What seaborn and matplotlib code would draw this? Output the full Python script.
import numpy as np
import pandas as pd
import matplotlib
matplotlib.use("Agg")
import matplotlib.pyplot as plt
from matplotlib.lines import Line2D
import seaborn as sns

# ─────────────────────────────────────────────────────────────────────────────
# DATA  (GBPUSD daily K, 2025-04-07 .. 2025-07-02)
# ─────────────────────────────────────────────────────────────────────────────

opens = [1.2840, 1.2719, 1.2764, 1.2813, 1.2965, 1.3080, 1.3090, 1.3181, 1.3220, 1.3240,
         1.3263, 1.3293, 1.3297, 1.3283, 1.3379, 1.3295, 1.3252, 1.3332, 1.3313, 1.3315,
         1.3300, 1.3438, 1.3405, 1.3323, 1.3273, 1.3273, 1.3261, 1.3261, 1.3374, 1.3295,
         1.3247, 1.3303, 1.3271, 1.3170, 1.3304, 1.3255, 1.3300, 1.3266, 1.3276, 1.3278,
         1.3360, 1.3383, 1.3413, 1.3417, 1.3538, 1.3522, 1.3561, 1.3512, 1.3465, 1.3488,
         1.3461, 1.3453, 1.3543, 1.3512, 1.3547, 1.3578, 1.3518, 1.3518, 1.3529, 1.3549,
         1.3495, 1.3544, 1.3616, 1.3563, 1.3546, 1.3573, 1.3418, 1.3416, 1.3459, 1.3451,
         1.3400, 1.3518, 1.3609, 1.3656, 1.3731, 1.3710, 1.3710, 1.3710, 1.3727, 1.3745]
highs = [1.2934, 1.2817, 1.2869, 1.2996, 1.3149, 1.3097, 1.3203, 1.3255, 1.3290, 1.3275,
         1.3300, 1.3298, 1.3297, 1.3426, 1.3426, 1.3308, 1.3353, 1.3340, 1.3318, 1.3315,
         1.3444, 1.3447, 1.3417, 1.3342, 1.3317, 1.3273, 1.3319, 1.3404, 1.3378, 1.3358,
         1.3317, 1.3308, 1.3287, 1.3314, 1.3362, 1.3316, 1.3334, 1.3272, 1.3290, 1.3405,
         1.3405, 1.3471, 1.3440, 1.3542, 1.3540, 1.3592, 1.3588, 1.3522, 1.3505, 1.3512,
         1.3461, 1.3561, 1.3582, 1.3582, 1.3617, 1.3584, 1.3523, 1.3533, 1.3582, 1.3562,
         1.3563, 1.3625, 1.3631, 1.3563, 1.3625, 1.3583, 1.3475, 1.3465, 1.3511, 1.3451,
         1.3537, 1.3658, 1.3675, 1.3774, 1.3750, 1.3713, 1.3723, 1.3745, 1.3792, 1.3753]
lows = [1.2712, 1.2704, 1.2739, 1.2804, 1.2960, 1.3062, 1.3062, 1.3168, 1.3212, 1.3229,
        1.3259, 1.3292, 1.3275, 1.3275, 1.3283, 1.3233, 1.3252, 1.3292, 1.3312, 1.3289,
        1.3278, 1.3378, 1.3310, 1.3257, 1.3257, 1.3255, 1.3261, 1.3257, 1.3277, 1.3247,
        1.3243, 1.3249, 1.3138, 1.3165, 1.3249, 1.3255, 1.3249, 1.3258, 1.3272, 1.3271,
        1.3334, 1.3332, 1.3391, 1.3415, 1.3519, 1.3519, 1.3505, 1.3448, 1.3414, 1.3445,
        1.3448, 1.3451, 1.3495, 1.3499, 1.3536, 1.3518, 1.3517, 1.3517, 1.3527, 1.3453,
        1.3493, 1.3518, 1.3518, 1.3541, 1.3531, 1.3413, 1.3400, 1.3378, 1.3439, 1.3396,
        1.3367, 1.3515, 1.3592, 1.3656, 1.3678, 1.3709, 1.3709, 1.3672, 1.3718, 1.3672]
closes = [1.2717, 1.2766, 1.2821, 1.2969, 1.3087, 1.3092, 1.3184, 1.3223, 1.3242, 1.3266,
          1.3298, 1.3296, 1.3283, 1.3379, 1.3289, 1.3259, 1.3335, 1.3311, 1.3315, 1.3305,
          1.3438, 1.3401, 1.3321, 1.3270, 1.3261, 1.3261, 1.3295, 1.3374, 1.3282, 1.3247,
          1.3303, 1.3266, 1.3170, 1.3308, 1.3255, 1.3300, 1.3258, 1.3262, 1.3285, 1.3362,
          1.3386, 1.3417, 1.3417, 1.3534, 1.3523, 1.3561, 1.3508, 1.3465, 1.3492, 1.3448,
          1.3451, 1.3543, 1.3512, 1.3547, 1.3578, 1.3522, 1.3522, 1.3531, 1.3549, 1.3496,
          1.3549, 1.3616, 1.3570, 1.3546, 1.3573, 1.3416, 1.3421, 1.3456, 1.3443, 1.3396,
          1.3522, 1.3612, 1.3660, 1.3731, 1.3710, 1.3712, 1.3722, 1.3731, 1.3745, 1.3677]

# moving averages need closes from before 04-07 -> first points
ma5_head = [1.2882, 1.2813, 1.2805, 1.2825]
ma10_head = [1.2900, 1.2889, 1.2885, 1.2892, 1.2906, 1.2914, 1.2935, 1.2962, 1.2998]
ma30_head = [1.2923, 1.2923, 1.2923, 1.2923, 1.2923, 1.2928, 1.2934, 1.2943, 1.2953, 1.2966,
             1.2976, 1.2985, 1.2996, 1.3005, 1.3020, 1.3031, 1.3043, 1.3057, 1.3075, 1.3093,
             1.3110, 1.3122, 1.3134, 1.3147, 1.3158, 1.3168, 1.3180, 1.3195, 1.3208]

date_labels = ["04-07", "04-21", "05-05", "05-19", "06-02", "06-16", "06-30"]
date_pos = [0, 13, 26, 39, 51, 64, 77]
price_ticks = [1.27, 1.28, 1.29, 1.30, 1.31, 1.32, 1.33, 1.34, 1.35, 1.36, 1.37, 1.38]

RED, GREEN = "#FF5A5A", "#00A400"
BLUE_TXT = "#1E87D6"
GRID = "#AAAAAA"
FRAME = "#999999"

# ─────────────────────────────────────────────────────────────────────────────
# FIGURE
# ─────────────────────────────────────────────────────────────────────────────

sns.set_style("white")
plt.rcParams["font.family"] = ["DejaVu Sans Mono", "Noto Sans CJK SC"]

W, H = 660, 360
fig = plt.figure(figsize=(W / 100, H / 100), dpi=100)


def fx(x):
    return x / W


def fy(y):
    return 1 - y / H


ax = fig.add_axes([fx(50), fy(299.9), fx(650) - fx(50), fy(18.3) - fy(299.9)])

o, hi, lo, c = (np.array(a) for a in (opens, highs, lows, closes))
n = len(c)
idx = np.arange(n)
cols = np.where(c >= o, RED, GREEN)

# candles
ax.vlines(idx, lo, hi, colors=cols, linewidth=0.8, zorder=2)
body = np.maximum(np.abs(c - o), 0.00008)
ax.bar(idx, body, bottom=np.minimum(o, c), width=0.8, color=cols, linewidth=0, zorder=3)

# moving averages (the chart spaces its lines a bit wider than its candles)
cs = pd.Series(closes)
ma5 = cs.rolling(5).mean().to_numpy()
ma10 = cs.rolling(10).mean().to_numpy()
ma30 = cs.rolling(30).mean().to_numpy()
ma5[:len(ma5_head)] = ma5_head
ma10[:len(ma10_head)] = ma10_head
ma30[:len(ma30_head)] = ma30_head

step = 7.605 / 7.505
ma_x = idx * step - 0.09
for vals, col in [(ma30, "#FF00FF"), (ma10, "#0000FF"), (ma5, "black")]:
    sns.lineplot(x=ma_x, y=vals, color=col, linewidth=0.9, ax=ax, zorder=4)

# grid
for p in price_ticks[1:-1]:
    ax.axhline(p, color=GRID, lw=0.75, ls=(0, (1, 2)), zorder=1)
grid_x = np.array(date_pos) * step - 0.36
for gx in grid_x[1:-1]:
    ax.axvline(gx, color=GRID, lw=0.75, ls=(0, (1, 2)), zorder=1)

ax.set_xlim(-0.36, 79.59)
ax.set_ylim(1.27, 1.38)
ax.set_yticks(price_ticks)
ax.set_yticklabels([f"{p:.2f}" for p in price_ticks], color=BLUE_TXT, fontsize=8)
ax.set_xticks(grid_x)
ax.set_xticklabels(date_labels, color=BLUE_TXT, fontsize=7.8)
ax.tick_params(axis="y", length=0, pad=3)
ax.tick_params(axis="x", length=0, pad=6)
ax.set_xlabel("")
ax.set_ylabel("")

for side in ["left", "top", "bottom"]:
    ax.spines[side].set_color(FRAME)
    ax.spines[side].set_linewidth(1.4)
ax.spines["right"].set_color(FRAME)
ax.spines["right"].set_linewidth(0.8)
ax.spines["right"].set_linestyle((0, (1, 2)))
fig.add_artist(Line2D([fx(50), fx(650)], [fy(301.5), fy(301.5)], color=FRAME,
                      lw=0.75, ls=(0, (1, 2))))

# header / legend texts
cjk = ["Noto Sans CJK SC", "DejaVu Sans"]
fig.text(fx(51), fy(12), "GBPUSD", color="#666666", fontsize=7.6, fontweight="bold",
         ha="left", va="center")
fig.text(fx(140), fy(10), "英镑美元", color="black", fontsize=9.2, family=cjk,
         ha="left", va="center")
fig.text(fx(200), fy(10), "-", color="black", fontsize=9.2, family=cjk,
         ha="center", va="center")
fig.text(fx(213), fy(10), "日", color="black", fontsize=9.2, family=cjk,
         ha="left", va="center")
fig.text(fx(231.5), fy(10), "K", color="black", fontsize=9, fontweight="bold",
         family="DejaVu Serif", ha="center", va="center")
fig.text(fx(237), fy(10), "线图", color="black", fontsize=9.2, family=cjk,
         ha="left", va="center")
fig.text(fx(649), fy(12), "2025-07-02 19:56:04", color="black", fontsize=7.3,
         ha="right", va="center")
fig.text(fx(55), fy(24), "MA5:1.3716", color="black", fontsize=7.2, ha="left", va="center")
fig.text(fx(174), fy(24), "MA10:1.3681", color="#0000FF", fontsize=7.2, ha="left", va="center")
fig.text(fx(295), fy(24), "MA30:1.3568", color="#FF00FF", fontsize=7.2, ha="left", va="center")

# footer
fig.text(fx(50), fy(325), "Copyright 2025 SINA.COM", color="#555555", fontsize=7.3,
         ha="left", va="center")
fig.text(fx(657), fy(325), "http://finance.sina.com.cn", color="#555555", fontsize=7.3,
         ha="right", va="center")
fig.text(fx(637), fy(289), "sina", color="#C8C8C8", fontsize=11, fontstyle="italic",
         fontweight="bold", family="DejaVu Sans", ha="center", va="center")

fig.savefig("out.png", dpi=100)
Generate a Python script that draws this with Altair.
^^^^^^^^
* _The request_: Identify and extract each line of the listing that contains "script".

* _Written answer_:
What seaborn and matplotlib code would draw this? Output the full Python script.
Generate a Python script that draws this with Altair.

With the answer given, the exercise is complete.